A segment of retired public employees in the United States will see an increase in their Social Security payments beginning April 2025, following the enactment of the Social Security Fairness Act. The law, passed in January during the Biden administration and implemented under President Donald Trump, eliminates long-criticized provisions that had previously reduced benefits for millions of public workers.
Boost for Retired Public Employees
The change primarily benefits those impacted by the Windfall Elimination Provision (WEP) and the Government Pension Offset (GPO)—two policies that significantly reduced Social Security benefits for individuals who received public pensions in addition to federal retirement benefits. These provisions disproportionately affected retired educators, police officers, and firefighters, many of whom have long lobbied for reform.

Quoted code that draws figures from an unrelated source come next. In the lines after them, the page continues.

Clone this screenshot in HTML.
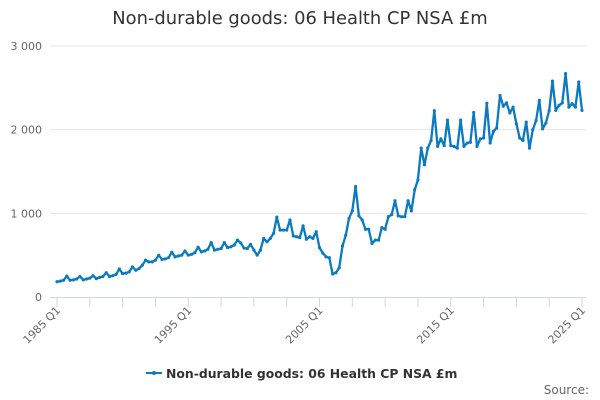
<!DOCTYPE html>
<html><head><meta charset="utf-8"><style>
html,body{margin:0;padding:0;background:#fff;width:600px;height:400px;overflow:hidden}
svg text{font-family:"DejaVu Sans","Liberation Sans",sans-serif}
</style></head><body>
<svg id="chart" width="600" height="400" viewBox="0 0 600 400" xmlns="http://www.w3.org/2000/svg">
<text x="300" y="24" text-anchor="middle" font-size="17.9" fill="#333">Non-durable goods: 06 Health CP NSA £m</text>
<g id="grid"></g><g id="yl"></g><g id="xa"></g>
<polyline id="line" fill="none" stroke="#0b7ac0" stroke-width="2.3" stroke-linejoin="round"/>
<g id="pts"></g>
<g>
<line x1="146" y1="373" x2="162" y2="373" stroke="#0b7ac0" stroke-width="2"/>
<circle cx="154" cy="373" r="2" fill="#0b7ac0"/>
<text x="166" y="378" font-size="12.4" font-weight="bold" fill="#333">Non-durable goods: 06 Health CP NSA £m</text>
</g>
<text x="589" y="394" text-anchor="end" font-size="12" fill="#666">Source:</text>
</svg>
<script>
const startYear = 1985;
const yTicks = [0, 1000, 2000, 3000];
const yTickLabels = ["0", "1 000", "2 000", "3 000"];
const xLabels = ["1985 Q1", "1995 Q1", "2005 Q1", "2015 Q1", "2025 Q1"];
const values = [
183,190,200,250, 200,205,215,245, 205,215,225,255, 220,235,245,290, 245,255,270,335,
280,285,300,360, 320,340,380,440, 420,420,440,500, 450,455,470,535, 480,490,500,550,
500,510,530,595, 540,550,570,650, 560,570,580,650, 590,600,620,680, 645,585,580,630,
560,500,560,700, 660,700,760,955, 800,800,800,920, 730,720,710,850, 690,720,700,780,
590,525,480,470, 275,290,350,610, 740,940,1030,1320, 970,920,810,810, 640,680,680,830,
810,960,985,1150, 970,960,960,1150, 1030,1280,1400,1780, 1580,1780,1870,2226, 1800,1890,1810,2115,
1810,1800,1780,2115, 1800,1840,1850,2206, 1800,1890,1900,2316, 1840,1980,2020,2408, 2280,2320,2200,2270,
2070,1900,1870,2090, 1780,2000,2110,2350, 2010,2080,2230,2580, 2230,2290,2320,2670, 2270,2310,2270,2570,
2230];
const NS="http://www.w3.org/2000/svg";
const x0=57,x1=582,y0=297,y1=46,ymax=3000;
const n=values.length;
const xs=i=>x0+(x1-x0)*i/(n-1);
const ys=v=>y0-(y0-y1)*v/ymax;
function mk(tag,attrs,parent){const e=document.createElementNS(NS,tag);for(const k in attrs)e.setAttribute(k,attrs[k]);parent.appendChild(e);return e;}
const grid=document.getElementById('grid'),yl=document.getElementById('yl'),xa=document.getElementById('xa');
yTicks.forEach((t,i)=>{
  if(t>0){const g=mk('line',{x1:50,x2:586,y1:ys(t),y2:ys(t),stroke:'#e6e6e6','stroke-width':1},grid);
  
  }
  const tx=mk('text',{x:42,y:ys(t)+4,'text-anchor':'end','font-size':11,fill:'#666'},yl);
  tx.textContent=yTickLabels[i];
  
  
});
const ax=mk('line',{x1:50,x2:586,y1:y0+0.5,y2:y0+0.5,stroke:'#ccd6eb','stroke-width':1},xa);


for(let k=0;k<=16;k++){
  const xx=x0+(x1-x0)*k/16;
  const tk=mk('line',{x1:xx,x2:xx,y1:y0,y2:y0+10,stroke:'#ccd6eb','stroke-width':1},xa);
  
  
}
xLabels.forEach((l,k)=>{
  const xx=x0+(x1-x0)*k/4;
  const tx=mk('text',{x:xx+4,y:y0+14,'text-anchor':'end','font-size':11,fill:'#666',transform:`rotate(-45 ${xx+4} ${y0+14})`},xa);
  tx.textContent=l;
  
  
});
document.getElementById('line').setAttribute('points',values.map((v,i)=>xs(i).toFixed(1)+','+ys(v).toFixed(1)).join(' '));
const pts=document.getElementById('pts');
values.forEach((v,i)=>{
  const c=mk('circle',{cx:xs(i),cy:ys(v),r:1.6,fill:'#0b7ac0'},pts);
  
  
});
</script>
</body></html>
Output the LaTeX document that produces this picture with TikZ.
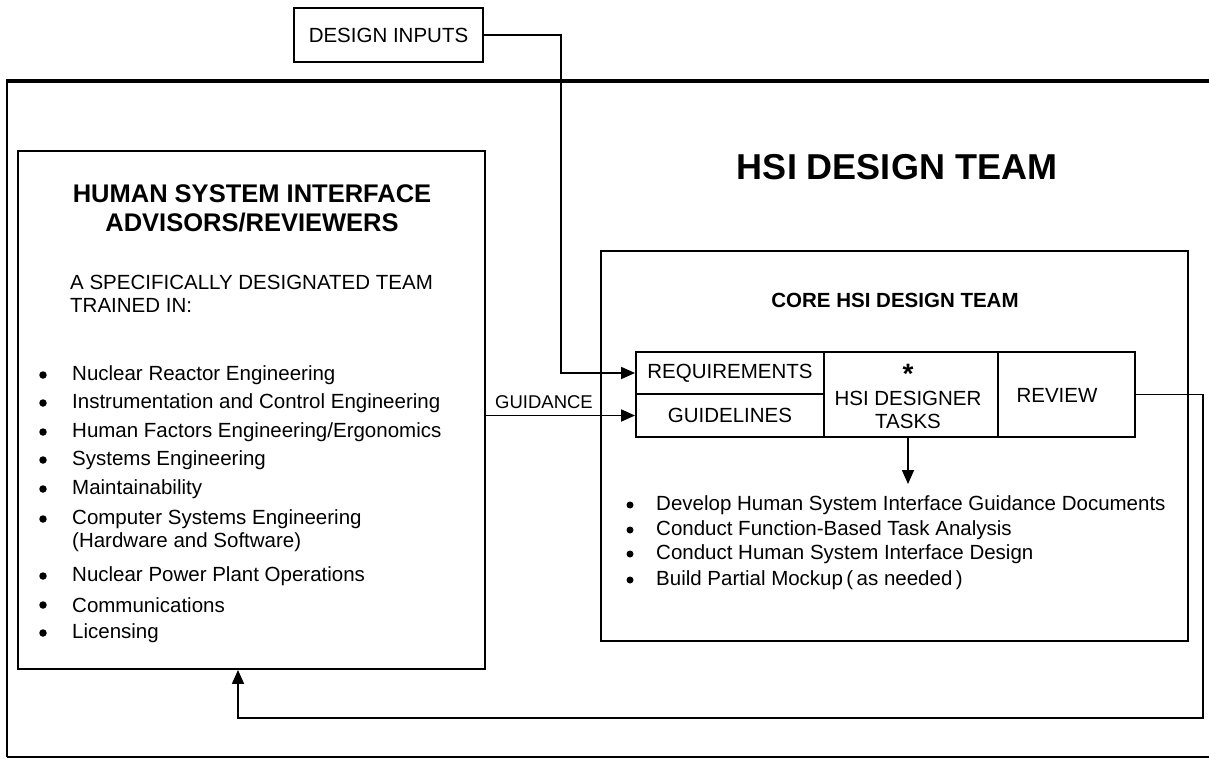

Retroactive Payments and April Payouts
The adjustment includes retroactive payments dating back to January 2024, when the policy changes officially took effect. According to the Social Security Administration (SSA), one-time retroactive payments began at the end of February, with updated monthly checks scheduled to begin in April 2025 (reflecting March benefits, as payments are always issued one month in arrears).
Recipients will see payments distributed on the following dates based on their birthdate:
- April 9: Birthdays between the 1st and 10th
- April 16: Birthdays from the 11th to 20th
- April 23: Birthdays from the 21st to 31st
SSA officials noted that while automation has expedited many cases, complex situations—such as changes in marital status or benefit histories—require manual review, which may delay some payments.
“We have been able to expedite payments using automation. For the many complex cases that cannot be processed automatically, additional time is required to manually update records,” an SSA spokesperson said.
As of March 28, the SSA had processed approximately 75% of the cases, amounting to around 2.3 million beneficiaries. The remaining updates are expected to be completed by November 2025.
Not Everyone Will Receive a Raise
The SSA clarified that about 72% of state and local employees will not receive increased payments, as they were never affected by WEP or GPO. These employees already contributed to Social Security throughout their careers and will not see adjustments under the new law.
Officials are advising the public to avoid contacting SSA about retroactive payments until after April, as many are still in process. The agency emphasized that all benefit adjustments depend on verifying critical information such as employment history, contributions, and actuarial calculations.
A Long-Awaited Win for Public Sector Workers
The elimination of WEP and GPO marks a significant victory for retiree advocacy groups and unions, who argued that the provisions unfairly penalized workers in key public sectors. The SSA, which handles benefits for over 65 million Americans, has faced technical and staffing challenges in rolling out the policy, including system upgrades and training personnel to implement the changes.
Despite the hurdles, the agency says it is on track to finalize all adjustments by early November, bringing long-awaited relief to millions of retirees across the country.